The missile that gives IAF helicopter pilots the flexibility they need

Until a few years ago the Tammuz weapon system was highly classified. But now the Israeli air force (IAF) is prepared to describe it as one of its most efficient weapons against terror targets.

Like many Israeli weapons, the Tammuz missile was developed after the 1973 Yom Kippur War, when the Israeli defence forces (IDF) faced Syrian and Egyptian armored forces. During the conflict enemy tanks swept across the Sinai and Golan Heights, and this became a central concern after the war was over, changing the army’s perceptions about the need to counter armored forces.

Rafael, Israel’s main missile manufacturer,  initially developed the Spike NLOS (Tammuz) as a system to stop enemy tanks. But the threats have changed, and now the main operational requirements are to hit terror targets in the Gaza strip and Lebanon.

This of course initiated an effort to develop more advanced versions of the missile.

Over the years, Tammuz missiles have been launched in almost every military confrontation. Even today, IAF helicopters launch Tammuz missiles at hostile targets, and it is considered a weapon system that “does the job”.

The ability to control the missile during its flight to the target is just as important as its accuracy and lethality.

An event that occurred during the Second Lebanon War in 2006 demonstrated the advanced capabilities of the missile.
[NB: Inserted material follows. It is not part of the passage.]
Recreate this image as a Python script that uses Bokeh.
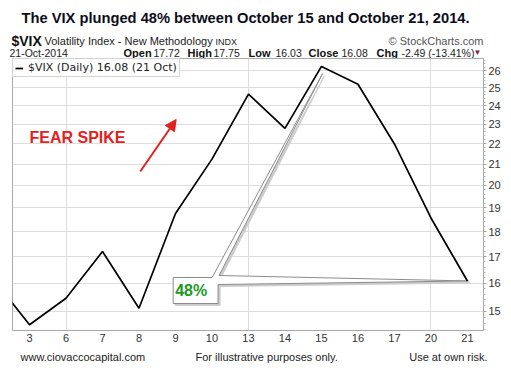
import numpy as np
from bokeh.plotting import figure
from bokeh.layouts import column, row
from bokeh.models import (Range1d, FixedTicker, Label, Arrow, NormalHead, Legend, LegendItem,
                          PrintfTickFormatter, ColumnDataSource)
from bokeh.embed import file_html
from bokeh.resources import INLINE

# ---- data ----
days = ["2", "3", "6", "7", "8", "9", "10", "13", "14", "15", "16", "17", "20", "21"]
vix = [16.16, 14.55, 15.46, 17.20, 15.11, 18.76, 21.24, 24.64, 22.79, 26.25, 25.20, 21.99, 18.57, 16.08]
y_ticks = [15, 16, 17, 18, 19, 20, 21, 22, 23, 24, 25, 26]
title_text = "The VIX plunged 48% between October 15 and October 21, 2014."

xs = list(np.arange(len(days)) - 1)  # Oct 2 sits just left of the frame
tick_pos = xs[1:]
tick_lab = {int(x): d for x, d in zip(xs[1:], days[1:])}

FONT = "Liberation Sans"
W = 511

# ---------------- header ----------------
hd = figure(width=W, height=58, output_backend="svg", toolbar_location=None,
            x_range=Range1d(0, W), y_range=Range1d(58, 0),
            x_axis_type=None, y_axis_type=None, min_border=0,
            min_border_left=0, min_border_right=0, min_border_top=0, min_border_bottom=0)
hd.outline_line_color = None
hd.grid.visible = False


def lab(fig, px, py, text, size, bold=False, color="#111111", font=FONT, align="left"):
    fig.add_layout(Label(x=px, y=py, text=text, text_font=font, text_font_size=size,
                         text_font_style="bold" if bold else "normal", text_color=color,
                         text_baseline="middle", text_align=align))


lab(hd, 21, 17, title_text, "14.7px", bold=True, color="#0d0d1a")
lab(hd, 11, 40, "$VIX", "14px", bold=True)
lab(hd, 44, 40, "Volatility Index - New Methodology", "11px", color="#222222")
lab(hd, 215, 41, "INDX", "9px", color="#222222")
lab(hd, 483, 40, "\u00a9 StockCharts.com", "11px", color="#555555", align="right")
lab(hd, 9, 52, "21-Oct-2014", "10.5px", color="#222222")
hdr = [(123, "Open", True), (153, "17.72", False), (187, "High", True), (213, "17.75", False),
       (248, "Low", True), (275, "16.03", False), (308, "Close", True), (341, "16.08", False),
       (376, "Chg", True), (401, "-2.49 (-13.41%)", False)]
for x0, t, b in hdr:
    lab(hd, x0, 52, t, "11px" if b else "10.5px", bold=b, color="#111111" if b else "#222222")
lab(hd, 473, 52, "\u25bc", "8px", color="#8b1a3a")

# ---------------- main chart ----------------
p = figure(width=W, height=288, output_backend="svg", toolbar_location=None,
           x_range=Range1d(-0.466, 12.44), y_range=Range1d(14.36, 26.73),
           y_axis_type="log", y_axis_location="right",
           min_border_left=12, min_border_top=0, min_border_bottom=16, min_border_right=28)
p.background_fill_color = "white"
p.border_fill_color = "white"
p.outline_line_color = "#a8a8a8"

xa = p.xaxis[0]
xa.ticker = FixedTicker(ticks=tick_pos)
xa.major_label_overrides = tick_lab
xa.axis_line_color = None
xa.major_tick_line_color = None
xa.major_tick_out = 0
xa.minor_tick_line_color = None
xa.major_label_text_font = FONT
xa.major_label_text_font_size = "11px"
xa.major_label_text_color = "#333333"
xa.major_label_standoff = 3

ya = p.yaxis[0]
minor = [v + k * 0.2 for v in range(14, 27) for k in range(1, 5)]
ya.ticker = FixedTicker(ticks=y_ticks, minor_ticks=minor)
ya.formatter = PrintfTickFormatter(format="%d")
ya.axis_line_color = "#a8a8a8"
ya.major_tick_line_color = "#a8a8a8"
ya.major_tick_out = 3
ya.major_tick_in = 0
ya.minor_tick_line_color = "#b8b8b8"
ya.minor_tick_out = 2
ya.minor_tick_in = 0
ya.major_label_text_font = FONT
ya.major_label_text_font_size = "11px"
ya.major_label_text_color = "#333333"
ya.major_label_standoff = 2

p.xgrid.ticker = FixedTicker(ticks=[1, 6, 11])
p.xgrid.grid_line_color = "#dddddd"
p.ygrid.ticker = FixedTicker(ticks=y_ticks)
p.ygrid.grid_line_color = "#dddddd"


def px2x(px):
    return (px - 29) / 36.58


def py2y(py):
    return 14.36 * np.exp((330 - py) / 437.8)


# callout (48%) shape, tips derived from the data
i15 = days.index("15")
i21 = days.index("21")
tip1 = (xs[i15] + 0.03, vix[i15] * 0.9836)
tip2 = (xs[i21] + 0.03, vix[i21])
cx = [px2x(173), px2x(212), tip1[0], px2x(219), tip2[0], px2x(218), px2x(218), px2x(173)]
cy = [py2y(277), py2y(277), tip1[1], py2y(275), tip2[1], py2y(284), py2y(303), py2y(303)]
dx = 2 / 36.58
fy = np.exp(-2 / 437.8)
p.patch([c + dx for c in cx], [c * fy for c in cy], fill_color="#cccccc", line_color="#cccccc",
        line_width=1)
p.patch(cx, cy, fill_color="white", line_color="#8c8c8c", line_width=1)
p.add_layout(Label(x=px2x(175), y=py2y(290), text="48%", text_font=FONT, text_font_style="bold",
                   text_font_size="16px", text_color="#1e9a1e", text_baseline="middle"))

src = ColumnDataSource(dict(x=xs, y=vix))
r = p.line("x", "y", source=src, line_color="black", line_width=1.7)

legend = Legend(items=[LegendItem(label="$VIX (Daily) 16.08 (21 Oct)", renderers=[r])],
                location="top_left", margin=0, padding=2, spacing=0,
                label_text_font="DejaVu Sans", label_text_font_size="11px",
                label_text_color="#222222", label_standoff=5,
                glyph_width=8, glyph_height=10, label_height=10,
                border_line_color="#a8a8a8", background_fill_alpha=1)
p.add_layout(legend)

p.add_layout(Label(x=px2x(29), y=py2y(137), text="FEAR SPIKE", text_font=FONT,
                   text_font_style="bold", text_font_size="16px", text_color="#e3211c",
                   text_baseline="middle"))
p.add_layout(Arrow(x_start=px2x(140), y_start=py2y(171), x_end=px2x(176), y_end=py2y(119),
                   line_color="#e3211c", line_width=2,
                   end=NormalHead(size=11, fill_color="#e3211c", line_color="#e3211c")))

# ---------------- footer ----------------
ft = figure(width=W, height=24, output_backend="svg", toolbar_location=None,
            x_range=Range1d(0, W), y_range=Range1d(370, 346),
            x_axis_type=None, y_axis_type=None, min_border=0,
            min_border_left=0, min_border_right=0, min_border_top=0, min_border_bottom=0)
ft.outline_line_color = None
ft.grid.visible = False
lab(ft, 20, 356, "www.ciovaccocapital.com", "11px", color="#222222")
lab(ft, 195, 356, "For illustrative purposes only.", "11px", color="#222222")
lab(ft, 487, 356, "Use at own risk.", "11px", color="#222222", align="right")

layout = column(row(hd), p, row(ft), spacing=0)
open("out.html", "w").write(file_html(layout, INLINE))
“I was in the air, over the sea between Tyre and Sidon, waiting for the order,” explains Col (res) Tzvika, a former pilot in the first combat helicopter squadron, in an interview on the IAF website. “I was quickly contacted by headquarters and given a target: a vehicle on the road between Tyre and Sidon, and I had to hit it as soon as possible. As soon as I was within launching range, I shot a Tammuz missile towards the target.”

“From afar, the vehicle looked like a small target, but as the missile approached the target, I identified it better. A moment before the missile hit, I saw through the camera the letters ‘TV’ on the car’s side, meaning that the vehicle belonged to the media or to journalists. I had exactly a second to decide what I would do and I decided not to take the risk of hitting civilians. At the last moment, I moved the missile and I didn’t hit the car.”

Shortly thereafter, the pilot contacted  headquarters and reported what he saw through the camera. He was told that the issue was known and to hit the car despite the marking.

“After the second order, I fired another missile towards the car and I destroyed it. When I returned to the squadron after the attack I decided to delve deeper into the subject and I checked intelligence information. It turned out that they tracked the car for several days and a Hezbollah commander of the region was traveling in the car. I discovered that they did not inform me about the camouflage in the form of a press vehicle because at headquarters no one imagined that the missile camera would reach such a high level of visibility and accuracy.”

Since then the Spike NLOS has been further developed and now it is considered one of the most efficient combat-proven weapon systems for helicopters.

While trying to make the most of this special weapon system the IAF has tested it against aerial targets. It did not surprise the pilots when they launched it against a small drone and hit the target. So the missile is now considered an optional weapon against enemy helicopters and unmanned air systems (UAS).

The Tammuz was the main weapon system of the IAF’s Cobra helicopters and is now carried by the IAF’s Apaches and Apache Longbows.